• **Description of the task**
Quote every line below exactly as it reads.

* * * * * * * * *

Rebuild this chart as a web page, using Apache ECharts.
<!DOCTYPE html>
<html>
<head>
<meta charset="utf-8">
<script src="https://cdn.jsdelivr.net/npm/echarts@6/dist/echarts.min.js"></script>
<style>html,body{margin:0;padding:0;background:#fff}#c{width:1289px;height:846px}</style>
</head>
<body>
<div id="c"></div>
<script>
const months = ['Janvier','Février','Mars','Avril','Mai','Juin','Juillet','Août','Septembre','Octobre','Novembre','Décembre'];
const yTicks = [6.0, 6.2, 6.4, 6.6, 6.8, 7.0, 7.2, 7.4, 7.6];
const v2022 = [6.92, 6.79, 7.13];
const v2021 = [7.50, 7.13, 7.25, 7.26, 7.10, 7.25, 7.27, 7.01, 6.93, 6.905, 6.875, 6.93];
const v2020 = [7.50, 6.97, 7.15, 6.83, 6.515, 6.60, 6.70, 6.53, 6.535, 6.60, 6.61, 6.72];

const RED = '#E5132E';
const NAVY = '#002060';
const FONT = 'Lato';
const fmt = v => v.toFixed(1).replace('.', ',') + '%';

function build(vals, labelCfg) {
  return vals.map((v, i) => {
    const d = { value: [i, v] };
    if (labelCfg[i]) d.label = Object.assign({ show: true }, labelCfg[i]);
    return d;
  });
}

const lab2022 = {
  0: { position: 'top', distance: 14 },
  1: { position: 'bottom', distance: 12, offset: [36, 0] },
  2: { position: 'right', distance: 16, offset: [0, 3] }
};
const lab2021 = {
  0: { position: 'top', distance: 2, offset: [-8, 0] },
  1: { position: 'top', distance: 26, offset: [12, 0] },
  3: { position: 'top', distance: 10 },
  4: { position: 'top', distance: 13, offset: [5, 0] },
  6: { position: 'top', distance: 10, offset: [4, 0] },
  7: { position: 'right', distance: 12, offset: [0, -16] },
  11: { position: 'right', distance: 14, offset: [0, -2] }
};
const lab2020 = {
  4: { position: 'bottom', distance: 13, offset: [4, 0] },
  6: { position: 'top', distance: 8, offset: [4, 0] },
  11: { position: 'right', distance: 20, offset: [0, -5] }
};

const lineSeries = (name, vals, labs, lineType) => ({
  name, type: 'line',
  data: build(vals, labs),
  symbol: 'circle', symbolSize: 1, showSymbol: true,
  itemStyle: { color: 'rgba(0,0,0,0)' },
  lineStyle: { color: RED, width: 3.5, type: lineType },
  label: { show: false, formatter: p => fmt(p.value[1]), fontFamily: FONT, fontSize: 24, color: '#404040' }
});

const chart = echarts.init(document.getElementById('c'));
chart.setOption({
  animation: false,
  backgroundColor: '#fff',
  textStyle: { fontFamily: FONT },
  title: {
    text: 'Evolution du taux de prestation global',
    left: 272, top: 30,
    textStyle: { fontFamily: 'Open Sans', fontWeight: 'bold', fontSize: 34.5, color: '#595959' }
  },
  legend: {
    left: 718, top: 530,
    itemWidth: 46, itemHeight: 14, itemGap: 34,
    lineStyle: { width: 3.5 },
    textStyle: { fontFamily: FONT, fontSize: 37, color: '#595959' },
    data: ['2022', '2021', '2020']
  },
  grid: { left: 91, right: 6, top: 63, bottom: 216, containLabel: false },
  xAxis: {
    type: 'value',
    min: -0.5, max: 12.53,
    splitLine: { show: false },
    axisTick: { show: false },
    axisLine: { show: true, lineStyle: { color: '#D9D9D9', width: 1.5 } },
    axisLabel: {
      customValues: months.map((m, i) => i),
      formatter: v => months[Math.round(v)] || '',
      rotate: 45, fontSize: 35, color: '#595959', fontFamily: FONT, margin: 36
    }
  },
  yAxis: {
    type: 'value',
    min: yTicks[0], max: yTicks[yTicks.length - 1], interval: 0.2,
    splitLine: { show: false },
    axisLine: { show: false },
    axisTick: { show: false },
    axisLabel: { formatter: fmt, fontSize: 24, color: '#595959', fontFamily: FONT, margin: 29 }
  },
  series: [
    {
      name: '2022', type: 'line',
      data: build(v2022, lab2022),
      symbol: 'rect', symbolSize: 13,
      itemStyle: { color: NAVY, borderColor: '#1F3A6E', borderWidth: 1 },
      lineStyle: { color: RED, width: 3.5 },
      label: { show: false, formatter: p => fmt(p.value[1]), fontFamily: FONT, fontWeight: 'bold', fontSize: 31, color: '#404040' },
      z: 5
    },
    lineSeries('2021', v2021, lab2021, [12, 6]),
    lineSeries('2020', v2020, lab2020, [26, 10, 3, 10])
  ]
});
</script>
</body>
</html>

* * * * * * * * *

• **Task result**
Rebuild this chart as a web page, using Apache ECharts.
<!DOCTYPE html>
<html>
<head>
<meta charset="utf-8">
<script src="https://cdn.jsdelivr.net/npm/echarts@6/dist/echarts.min.js"></script>
<style>html,body{margin:0;padding:0;background:#fff}#c{width:1289px;height:846px}</style>
</head>
<body>
<div id="c"></div>
<script>
const months = ['Janvier','Février','Mars','Avril','Mai','Juin','Juillet','Août','Septembre','Octobre','Novembre','Décembre'];
const yTicks = [6.0, 6.2, 6.4, 6.6, 6.8, 7.0, 7.2, 7.4, 7.6];
const v2022 = [6.92, 6.79, 7.13];
const v2021 = [7.50, 7.13, 7.25, 7.26, 7.10, 7.25, 7.27, 7.01, 6.93, 6.905, 6.875, 6.93];
const v2020 = [7.50, 6.97, 7.15, 6.83, 6.515, 6.60, 6.70, 6.53, 6.535, 6.60, 6.61, 6.72];

const RED = '#E5132E';
const NAVY = '#002060';
const FONT = 'Lato';
const fmt = v => v.toFixed(1).replace('.', ',') + '%';

function build(vals, labelCfg) {
  return vals.map((v, i) => {
    const d = { value: [i, v] };
    if (labelCfg[i]) d.label = Object.assign({ show: true }, labelCfg[i]);
    return d;
  });
}

const lab2022 = {
  0: { position: 'top', distance: 14 },
  1: { position: 'bottom', distance: 12, offset: [36, 0] },
  2: { position: 'right', distance: 16, offset: [0, 3] }
};
const lab2021 = {
  0: { position: 'top', distance: 2, offset: [-8, 0] },
  1: { position: 'top', distance: 26, offset: [12, 0] },
  3: { position: 'top', distance: 10 },
  4: { position: 'top', distance: 13, offset: [5, 0] },
  6: { position: 'top', distance: 10, offset: [4, 0] },
  7: { position: 'right', distance: 12, offset: [0, -16] },
  11: { position: 'right', distance: 14, offset: [0, -2] }
};
const lab2020 = {
  4: { position: 'bottom', distance: 13, offset: [4, 0] },
  6: { position: 'top', distance: 8, offset: [4, 0] },
  11: { position: 'right', distance: 20, offset: [0, -5] }
};

const lineSeries = (name, vals, labs, lineType) => ({
  name, type: 'line',
  data: build(vals, labs),
  symbol: 'circle', symbolSize: 1, showSymbol: true,
  itemStyle: { color: 'rgba(0,0,0,0)' },
  lineStyle: { color: RED, width: 3.5, type: lineType },
  label: { show: false, formatter: p => fmt(p.value[1]), fontFamily: FONT, fontSize: 24, color: '#404040' }
});

const chart = echarts.init(document.getElementById('c'));
chart.setOption({
  animation: false,
  backgroundColor: '#fff',
  textStyle: { fontFamily: FONT },
  title: {
    text: 'Evolution du taux de prestation global',
    left: 272, top: 30,
    textStyle: { fontFamily: 'Open Sans', fontWeight: 'bold', fontSize: 34.5, color: '#595959' }
  },
  legend: {
    left: 718, top: 530,
    itemWidth: 46, itemHeight: 14, itemGap: 34,
    lineStyle: { width: 3.5 },
    textStyle: { fontFamily: FONT, fontSize: 37, color: '#595959' },
    data: ['2022', '2021', '2020']
  },
  grid: { left: 91, right: 6, top: 63, bottom: 216, containLabel: false },
  xAxis: {
    type: 'value',
    min: -0.5, max: 12.53,
    splitLine: { show: false },
    axisTick: { show: false },
    axisLine: { show: true, lineStyle: { color: '#D9D9D9', width: 1.5 } },
    axisLabel: {
      customValues: months.map((m, i) => i),
      formatter: v => months[Math.round(v)] || '',
      rotate: 45, fontSize: 35, color: '#595959', fontFamily: FONT, margin: 36
    }
  },
  yAxis: {
    type: 'value',
    min: yTicks[0], max: yTicks[yTicks.length - 1], interval: 0.2,
    splitLine: { show: false },
    axisLine: { show: false },
    axisTick: { show: false },
    axisLabel: { formatter: fmt, fontSize: 24, color: '#595959', fontFamily: FONT, margin: 29 }
  },
  series: [
    {
      name: '2022', type: 'line',
      data: build(v2022, lab2022),
      symbol: 'rect', symbolSize: 13,
      itemStyle: { color: NAVY, borderColor: '#1F3A6E', borderWidth: 1 },
      lineStyle: { color: RED, width: 3.5 },
      label: { show: false, formatter: p => fmt(p.value[1]), fontFamily: FONT, fontWeight: 'bold', fontSize: 31, color: '#404040' },
      z: 5
    },
    lineSeries('2021', v2021, lab2021, [12, 6]),
    lineSeries('2020', v2020, lab2020, [26, 10, 3, 10])
  ]
});
</script>
</body>
</html>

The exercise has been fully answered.